Re: Heinlein (1946) on the Singularity

From: Damien Broderick (d.broderick@english.unimelb.edu.au)
Date: Fri Jan 04 2002 - 19:15:08 MST


At 10:29 AM 1/4/02 EST, Mitch/Spudboy wrote:

>Professor Broderick:

Just for the record, I'm not a prof; I don't teach (well, I gave one
lecture and co-supervised one PhD); I have no students at the University of
Melbourne.

> Was your post about Heinlein, evidence that he seemed to see a
>"singularity" on the horizon? If so, neither his atomic war, nor a period
>of accelerated technical progress actually occurred. Houses in 1946 look
>much as houses did then, autos are gasoline powered, there's a computer in
>every home, but surely not robots.

This is asking too much. One aspect of the rise up to a Singularity is that
the farther ahead you look the greater the difficulty in knowing which
technologies will go spikishly exponential.

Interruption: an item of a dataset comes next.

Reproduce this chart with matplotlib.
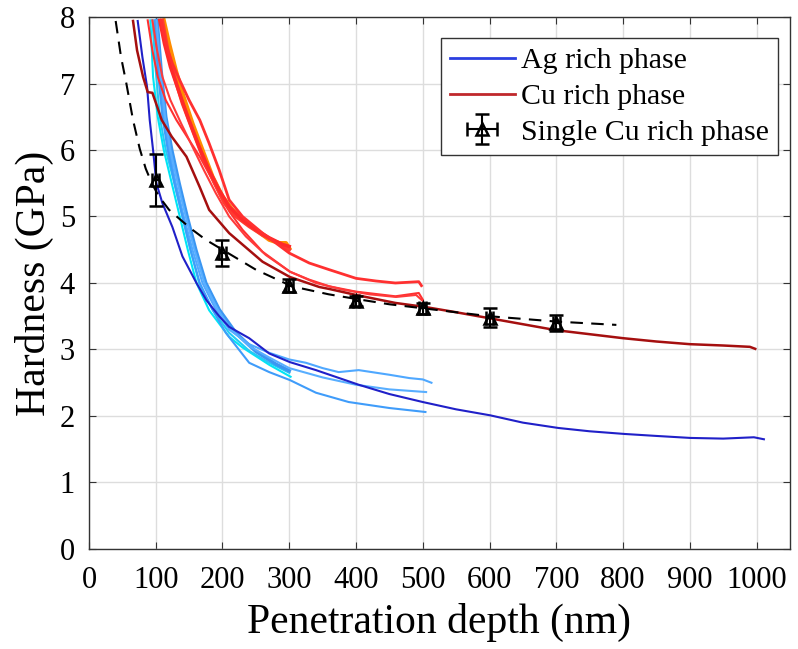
import matplotlib
matplotlib.use("Agg")
import matplotlib.pyplot as plt

plt.rcParams['font.family'] = ['Liberation Serif', 'DejaVu Serif']

# ---- Ag rich phase curves (depth nm, hardness GPa) ----
ag_dark_x = [73, 80, 87, 91, 96, 101, 110, 125, 140, 161, 176, 195, 210, 240, 270, 301, 340, 404,
             450, 500, 550, 601, 650, 703, 750, 802, 850, 901, 950, 996, 1011]
ag_dark_y = [7.94, 7.4, 6.95, 6.45, 6.0, 5.5, 5.2, 4.84, 4.4, 4.0, 3.74, 3.5, 3.34, 3.17, 2.94, 2.81, 2.69, 2.47,
             2.33, 2.21, 2.1, 2.01, 1.9, 1.82, 1.77, 1.73, 1.70, 1.67, 1.66, 1.68, 1.65]

cyan1_x = [92, 96, 103, 112, 124, 136, 148, 161, 180, 210, 230, 250, 270, 302]
cyan1_y = [7.95, 7.1, 6.5, 6.0, 5.5, 5.0, 4.5, 4.0, 3.59, 3.19, 3.03, 2.9, 2.77, 2.59]
cyan2_x = [95, 100, 106, 115, 128, 140, 152, 165, 185, 210, 240, 270, 300]
cyan2_y = [7.95, 7.2, 6.5, 6.0, 5.5, 5.0, 4.5, 4.0, 3.6, 3.25, 2.98, 2.8, 2.65]

lb1_x = [100, 105, 112, 120, 130, 142, 155, 170, 190, 210, 240, 270, 300, 325, 350, 374, 404, 450, 480, 500, 513]
lb1_y = [7.95, 7.2, 6.5, 6.0, 5.5, 5.0, 4.5, 4.0, 3.6, 3.3, 3.08, 2.95, 2.85, 2.80, 2.72, 2.66, 2.69, 2.62, 2.57, 2.55, 2.5]
lb2_x = [101, 107, 114, 122, 133, 145, 158, 173, 193, 213, 240, 270, 300, 350, 400, 450, 505]
lb2_y = [7.95, 7.2, 6.5, 6.0, 5.5, 5.0, 4.5, 4.0, 3.6, 3.3, 3.05, 2.88, 2.72, 2.58, 2.47, 2.40, 2.36]
lb3_x = [98, 103, 110, 118, 128, 140, 152, 166, 185, 205, 240, 270, 301, 340, 389, 450, 504]
lb3_y = [7.95, 7.2, 6.5, 6.0, 5.5, 5.0, 4.5, 4.0, 3.6, 3.25, 2.80, 2.66, 2.54, 2.35, 2.21, 2.12, 2.06]
lb4_x = [102, 108, 115, 124, 135, 147, 160, 175, 195, 220, 250, 280, 300]
lb4_y = [7.95, 7.2, 6.5, 6.0, 5.5, 5.0, 4.5, 4.0, 3.6, 3.25, 2.97, 2.78, 2.68]

# ---- Cu rich phase curves ----
cu_dark_x = [66, 72, 81, 88, 95, 109, 124, 146, 166, 180, 210, 260, 301, 345, 360, 400, 459, 503,
             550, 600, 650, 700, 750, 800, 850, 900, 950, 990, 998]
cu_dark_y = [7.94, 7.5, 7.1, 6.87, 6.86, 6.45, 6.2, 5.9, 5.44, 5.1, 4.75, 4.32, 4.09, 3.94, 3.91, 3.82, 3.70, 3.64,
             3.56, 3.47, 3.38, 3.29, 3.23, 3.17, 3.12, 3.08, 3.06, 3.04, 3.01]

r1_x = [108, 115, 125, 136, 150, 166, 180, 195, 210, 230, 260, 300, 330, 360, 400, 430, 459, 494, 498]
r1_y = [7.95, 7.6, 7.3, 7.05, 6.75, 6.45, 6.1, 5.7, 5.25, 5.0, 4.75, 4.45, 4.3, 4.2, 4.07, 4.03, 4.0, 4.02, 3.96]
r3_x = [106, 113, 122, 134, 148, 165, 180, 195, 210, 230, 250, 270, 290, 300]
r3_y = [7.95, 7.6, 7.25, 6.9, 6.5, 6.05, 5.7, 5.4, 5.15, 4.95, 4.8, 4.68, 4.58, 4.55]
r4_x = [110, 118, 128, 140, 155, 172, 188, 203, 220, 240, 260, 280, 300]
r4_y = [7.95, 7.5, 7.1, 6.7, 6.3, 5.85, 5.5, 5.2, 5.0, 4.85, 4.72, 4.62, 4.5]
r5_x = [88, 95, 103, 115, 131, 150, 166, 185, 200, 210, 230, 260, 301, 330, 360, 400, 459, 494, 500]
r5_y = [7.95, 7.5, 7.1, 6.75, 6.45, 6.15, 5.9, 5.55, 5.25, 5.08, 4.8, 4.47, 4.17, 4.05, 3.95, 3.87, 3.80, 3.85, 3.75]
r6_x = [95, 102, 110, 122, 138, 155, 172, 190, 210, 235, 265, 301, 340, 380, 420, 460, 490, 500]
r6_y = [7.95, 7.5, 7.1, 6.75, 6.4, 6.05, 5.7, 5.35, 5.0, 4.7, 4.42, 4.17, 4.0, 3.9, 3.83, 3.79, 3.82, 3.73]
orange_x = [112, 120, 130, 140, 155, 170, 185, 200, 215, 230, 250, 270, 285, 295, 300]
orange_y = [7.95, 7.6, 7.2, 6.85, 6.4, 6.0, 5.6, 5.3, 5.1, 4.95, 4.8, 4.65, 4.6, 4.6, 4.52]

# ---- single Cu rich phase: averaged points and fit ----
single_x = [100, 200, 300, 400, 500, 600, 700]
single_y = [5.55, 4.45, 3.96, 3.73, 3.62, 3.48, 3.40]
single_yerr = [0.39, 0.2, 0.1, 0.07, 0.08, 0.14, 0.12]
single_xerr = [5, 5, 5, 5, 5, 5, 5]

fit_x = [40, 48, 56, 66, 76, 85, 95, 105, 120, 136, 155, 175, 200, 250, 304, 359, 400, 450, 500, 600, 700, 790]
fit_y = [7.94, 7.4, 7.0, 6.45, 6.02, 5.72, 5.48, 5.3, 5.1, 4.96, 4.8, 4.65, 4.5, 4.2, 3.95, 3.83, 3.76, 3.68,
         3.62, 3.50, 3.42, 3.37]

fig = plt.figure(figsize=(7.98, 6.49), dpi=100)
ax = fig.add_axes([0.1115, 0.1541, 0.8784, 0.8197])

# blue family
ax.plot(cyan1_x, cyan1_y, color='#00E5F5', lw=1.5)
ax.plot(cyan2_x, cyan2_y, color='#22CCF5', lw=1.5)
ax.plot(lb4_x, lb4_y, color='#3A96F2', lw=2.5)
ax.plot(lb1_x, lb1_y, color='#4FA8FF', lw=1.5)
ax.plot(lb2_x, lb2_y, color='#58AEFF', lw=1.5)
ax.plot(lb3_x, lb3_y, color='#3F9CFA', lw=1.5)
ax.plot(ag_dark_x, ag_dark_y, color='#2020C8', lw=1.5)

# red family
ax.plot(r5_x, r5_y, color='#FF3030', lw=1.5)
ax.plot(r6_x, r6_y, color='#FF3A3A', lw=1.5)
ax.plot(orange_x, orange_y, color='#FF8C00', lw=3)
ax.plot(r4_x, r4_y, color='#FF3B30', lw=2.5)
ax.plot(r3_x, r3_y, color='#FF2A2A', lw=2.5)
ax.plot(r1_x, r1_y, color='#FF3030', lw=2)
ax.plot(cu_dark_x, cu_dark_y, color='#A50F0F', lw=1.8)

ax.plot(fit_x, fit_y, color='black', lw=1.5, dashes=(6, 4))
eb = ax.errorbar(single_x, single_y, yerr=single_yerr, xerr=single_xerr, fmt='^', color='black',
                 mfc='none', mec='black', mew=1.8, ms=9, capsize=5, elinewidth=1.5, capthick=1.5)

ax.set_xlim(0, 1050)
ax.set_ylim(0, 8)
ax.set_xticks(range(0, 1001, 100))
ax.set_yticks(range(0, 9))
ax.grid(True, color='#DDDDDD', lw=1)
ax.set_axisbelow(True)
ax.tick_params(direction='in', top=True, right=True, labelsize=22, length=5, color='#333333')
ax.tick_params(axis='x', pad=12)
ax.tick_params(axis='y', pad=10)
for s in ax.spines.values():
    s.set_color('#333333')
    s.set_linewidth(1)

ax.set_xlabel('Penetration depth (nm)', fontsize=30, labelpad=6)
ax.set_ylabel('Hardness (GPa)', fontsize=30, labelpad=4)

ag_leg, = ax.plot([], [], color='#2B3FE0', lw=2)
cu_leg, = ax.plot([], [], color='#C0282C', lw=2)
leg = ax.legend([ag_leg, cu_leg, eb], ['Ag rich phase', 'Cu rich phase', 'Single Cu rich phase'],
                loc='upper right', bbox_to_anchor=(0.983, 0.96), borderaxespad=0, fontsize=21.5,
                fancybox=False, framealpha=1, edgecolor='#333333', handlelength=2.2,
                handletextpad=0.2, labelspacing=0.3, borderpad=0.3)
leg.get_frame().set_linewidth(1)

fig.savefig('out.png', dpi=100)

Incidentally, though, one could
make a case that a number of early Heinlein stories *do* show that he
realized the need for massive extensions in computational power: it's just
that he tended to embody this in mutant or hyper-trained humans or
hive-mind aliens.

> *rumbles from the Grave*

Apologies for the buggered title: that's actually GRUMBLES FROM THE GRAVE.